Aksi Main Tembak Kian Marak, Pemakaian Senjata Api Aparat Perlu Dikaji Ulang
Berulangnya aksi main tembak aparat menunjukkan adanya lubang penegakan prosedur di internal TNI & Polri.

Jakarta, TheStanceID - Desakan evaluasi penggunaan senjata api baik oleh aparat Tentara Nasional Indonesia (TNI) dan Kepolisian Republik Indonesia (Polri) semakin menguat, di tengah berulangnya penembakan semena-mena oleh aparat. Ada lubang penegakan hukum dan prosedur internal di institusi TNI/Polri.
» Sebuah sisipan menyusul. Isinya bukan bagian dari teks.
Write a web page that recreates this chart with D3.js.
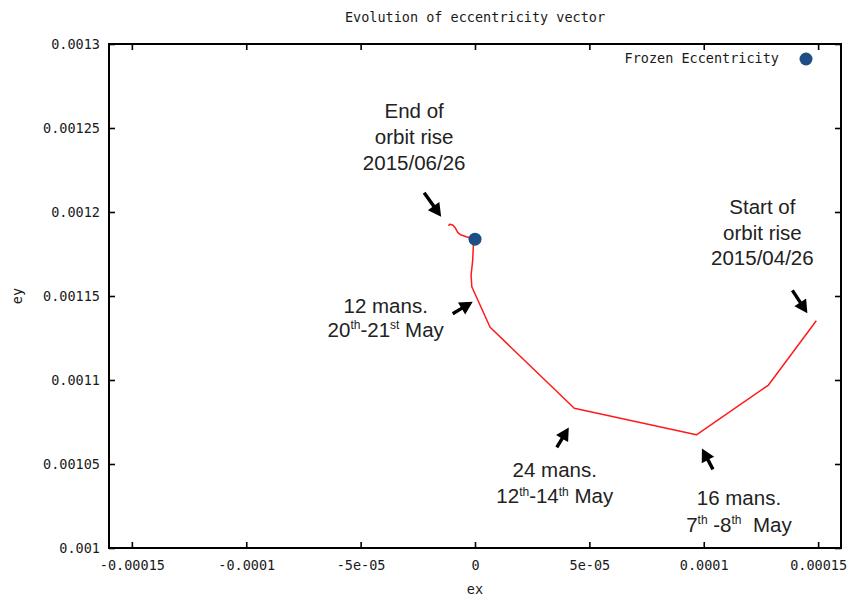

Berdasarkan catatan TheStanceID, diawal tahun 2025 ini sudah ada dua kejadian penembakan yang melibatkan aparat. Pertama, penembakan pemilik rental mobil oleh anggota TNI di rest area Tol Tangerang-Merak. Kedua, penembakan pengacara di Bone, Sulawesi Selatan.
Merespons sederet peristiwa penggunaan senjata api (senpi) secara semena-mena yang membunuh warga tak berdosa, Menteri Hak Asasi Manusia (HAM) Natalius Pigai meminta penggunaan senjata api dievaluasi secara menyeluruh.
"Terjadi penyalahgunaan senjata baik oleh aparat maupun masyarakat sipil yang harus jadi atensi baik oleh pimpinan TNI, Polri, dan juga Perbakin [Persatuan Menembak Indonesia]. Ini harus dievaluasi total karena jelas-jelas menyalahi prosedur," kata Natalius dalam keterangan pers, Sabtu (4/1/2025).
Dia menegaskan, penggunaan senjata, baik oleh aparat maupun masyarakat sipil, diikat dengan ketentuan dan aturan dan prosedur yang sangat ketat. Insiden penembakan semena-mena oleh aparat membuktikan adanya pelanggaran hukum dan prosedur.
"Penggunaan senjata secara tidak bertanggung jawab jelas menjadi ancaman bagi hak asasi manusia dan juga ancaman bagi stabilitas sosial," ujar Pigai.
Kasus penembakan baru-baru ini, yang menimpa warga tak berdosa yang tak terkait dengan tindak pidana atau konfik, bisa dikategorikan sebagai ancaman bagi hak hidup seluruh rakyat Indonesia.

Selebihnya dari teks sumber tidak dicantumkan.